How Far Are We From Q-Day
- Google’s Quantum Echoes experiment does not make that day arrive sooner.
- Instead, it marks progress in understanding how quantum systems behave, not in breaking codes.
- The experiment shows that quantum processors are getting better at studying complex interactions inside entangled particles. This is a scientific milestone, not a cybersecurity threat.
- While quantum machines are slowly advancing, their biggest potential right now is in understanding nature, chemistry, and materials — not cracking RSA.
- The real challenge is making sure our digital systems become quantum-safe before quantum computers eventually reach that power.
- The technology is evolving, but so must our defences.
Source: TH
Google’s Quantum Echoes FAQs
Q1: What is Google’s Quantum Echoes experiment?
Ans: Quantum Echoes is an experiment using a 65-qubit processor to study how quantum information spreads and refocuses—showing scientific progress in physics, not a step toward breaking encryption.
Q2: Does Quantum Echoes bring Q-Day closer?
Ans: No.

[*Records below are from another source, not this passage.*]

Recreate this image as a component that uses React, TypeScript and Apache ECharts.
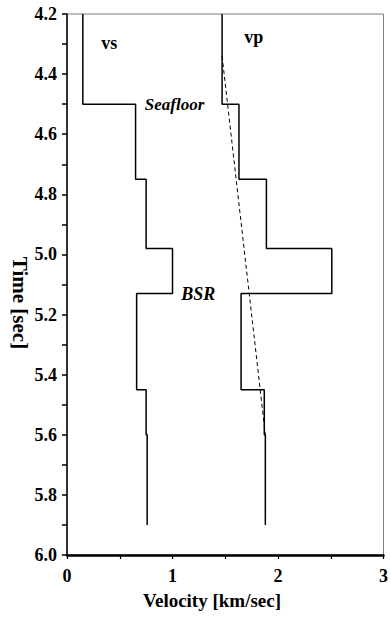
import React, { useEffect, useRef } from "react";
import * as echarts from "echarts";

// Layer boundaries (two-way travel time, sec)
const layerTops = [4.2, 4.5, 4.75, 4.98, 5.13, 5.45, 5.6];
const layerBottoms = [4.5, 4.75, 4.98, 5.13, 5.45, 5.6, 5.9];
// Interval velocities (km/sec)
const vsValues = [0.15, 0.65, 0.75, 1.0, 0.66, 0.75, 0.76];
const vpValues = [1.47, 1.63, 1.89, 2.51, 1.65, 1.87, 1.88];
// Reference trend (dashed)
const trendPoints: [number, number][] = [
  [1.47, 4.34],
  [1.88, 5.6],
];
const xTicks = ["0", "1", "2", "3"];

const annotations = [
  { text: "vs", x: 0.4, y: 4.295, italic: false, size: 18 },
  { text: "vp", x: 1.77, y: 4.275, italic: false, size: 18 },
  { text: "Seafloor", x: 1.02, y: 4.5, italic: true, size: 17 },
  { text: "BSR", x: 1.245, y: 5.13, italic: true, size: 18 },
];

function stepPoints(vals: number[]): [number, number][] {
  const pts: [number, number][] = [];
  vals.forEach((v, i) => {
    pts.push([v, layerTops[i]]);
    pts.push([v, layerBottoms[i]]);
  });
  return pts;
}

const FONT = "'Liberation Serif', 'Times New Roman', Times, serif";

export default function App() {
  const ref = useRef<HTMLDivElement>(null);
  useEffect(() => {
    if (!ref.current) return;
    const chart = echarts.init(ref.current, null, { renderer: "svg" });
    chart.setOption({
      animation: false,
      backgroundColor: "#fff",
      textStyle: { fontFamily: FONT },
      grid: {
        left: 67,
        right: 2,
        top: 14,
        bottom: 64,
        show: true,
        borderColor: "#808080",
        borderWidth: 1,
      },
      xAxis: {
        type: "value",
        min: 0,
        max: 3,
        interval: 1,
        axisLine: { show: true, lineStyle: { color: "#000", width: 2.5 } },
        axisTick: { show: true, inside: false, length: 4, lineStyle: { color: "#000", width: 1.2 } },
        minorTick: { show: true, splitNumber: 2, length: 4, lineStyle: { color: "#000", width: 1.2 } },
        splitLine: { show: false },
        axisLabel: {
          margin: 12,
          color: "#000",
          fontFamily: FONT,
          fontWeight: "bold",
          fontSize: 18,
          formatter: (v: number) => xTicks[Math.round(v)] ?? String(v),
        },
      },
      yAxis: {
        type: "value",
        min: 4.2,
        max: 6.0,
        interval: 0.2,
        inverse: true,
        axisLine: { show: true, onZero: false, lineStyle: { color: "#000", width: 1.5 } },
        axisTick: { show: true, inside: false, length: 5, lineStyle: { color: "#000", width: 1.5 } },
        minorTick: { show: true, splitNumber: 2, length: 5, lineStyle: { color: "#000", width: 1.5 } },
        splitLine: { show: false },
        axisLabel: {
          margin: 10,
          color: "#000",
          fontFamily: FONT,
          fontWeight: "bold",
          fontSize: 18,
          formatter: (v: number) => v.toFixed(1),
        },
      },
      series: [
        {
          type: "line",
          data: stepPoints(vsValues),
          showSymbol: false,
          lineStyle: { color: "#000", width: 1.5 },
          z: 3,
        },
        {
          type: "line",
          data: stepPoints(vpValues),
          showSymbol: false,
          lineStyle: { color: "#000", width: 1.5 },
          z: 3,
        },
        {
          type: "line",
          data: trendPoints,
          showSymbol: false,
          lineStyle: { color: "#000", width: 1, type: [4, 3] },
          z: 2,
        },
      ],
      graphic: [
        {
          type: "text",
          x: 212,
          y: 600,
          style: {
            text: "Velocity [km/sec]",
            fill: "#000",
            font: `bold 19px ${FONT}`,
            textAlign: "center",
            textVerticalAlign: "middle",
          },
        },
        {
          type: "text",
          x: 20,
          y: 303,
          rotation: -Math.PI / 2,
          style: {
            text: "Time [sec]",
            fill: "#000",
            font: `bold 21px ${FONT}`,
            textAlign: "center",
            textVerticalAlign: "middle",
          },
        },
      ],
    });
    // Annotation texts placed through the chart's own scales
    const annGraphics = annotations.map((a) => {
      const [px, py] = chart.convertToPixel({ gridIndex: 0 }, [a.x, a.y]) as number[];
      return {
        type: "text",
        x: px,
        y: py,
        z: 10,
        style: {
          text: a.text,
          fill: "#000",
          font: `${a.italic ? "italic " : ""}bold ${a.size}px ${FONT}`,
          textAlign: "center",
          textVerticalAlign: "middle",
        },
      };
    });
    chart.setOption({
      graphic: [
        {
          type: "text",
          x: 212,
          y: 600,
          style: {
            text: "Velocity [km/sec]",
            fill: "#000",
            font: `bold 19px ${FONT}`,
            textAlign: "center",
            textVerticalAlign: "middle",
          },
        },
        {
          type: "text",
          x: 20,
          y: 303,
          rotation: -Math.PI / 2,
          style: {
            text: "Time [sec]",
            fill: "#000",
            font: `bold 21px ${FONT}`,
            textAlign: "center",
            textVerticalAlign: "middle",
          },
        },
        ...annGraphics,
      ],
    });
    return () => chart.dispose();
  }, []);
  return (
    <div
      ref={ref}
      style={{ position: "fixed", left: 0, top: 0, width: 391, height: 619 }}
    />
  );
}
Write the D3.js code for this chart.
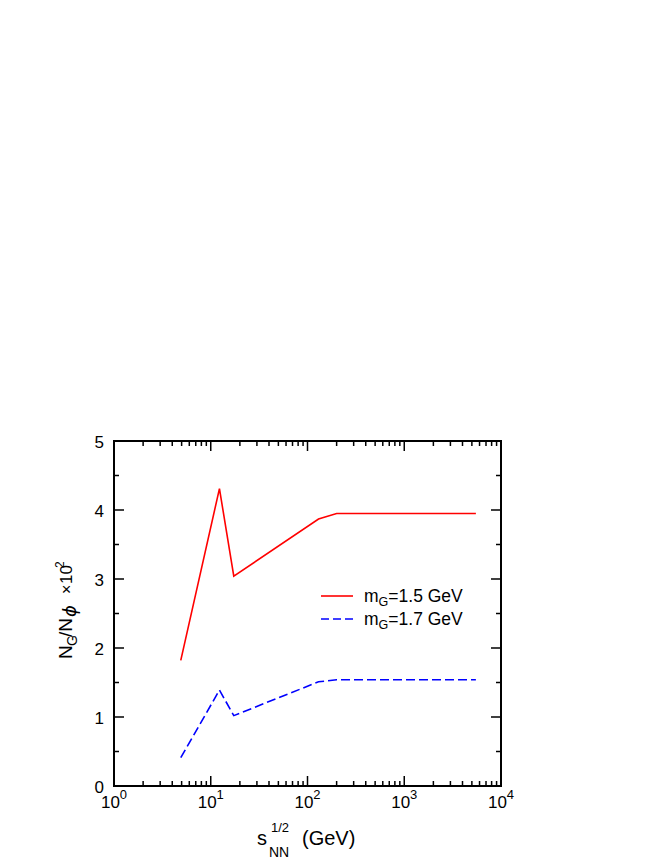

The experiment improves understanding of quantum behaviour but does not advance quantum computers toward the scale required to break modern encryption systems.
Q3: What does Q-Day mean in cybersecurity?
Ans: Q-Day refers to the future moment when a powerful quantum computer could break today’s encryption. It is a long-term concern, not an immediate threat.
Q4: How many qubits are needed to break RSA-2048?
Ans: Experts estimate millions of error-corrected logical qubits are required—far beyond today’s few-hundred-qubit machines like Google’s Willow or IBM’s Condor.
Q5: How are governments preparing for Q-Day?
Ans: Countries are adopting post-quantum cryptography. NIST has standardised PQC algorithms like Kyber and Dilithium to secure communications against future quantum attacks.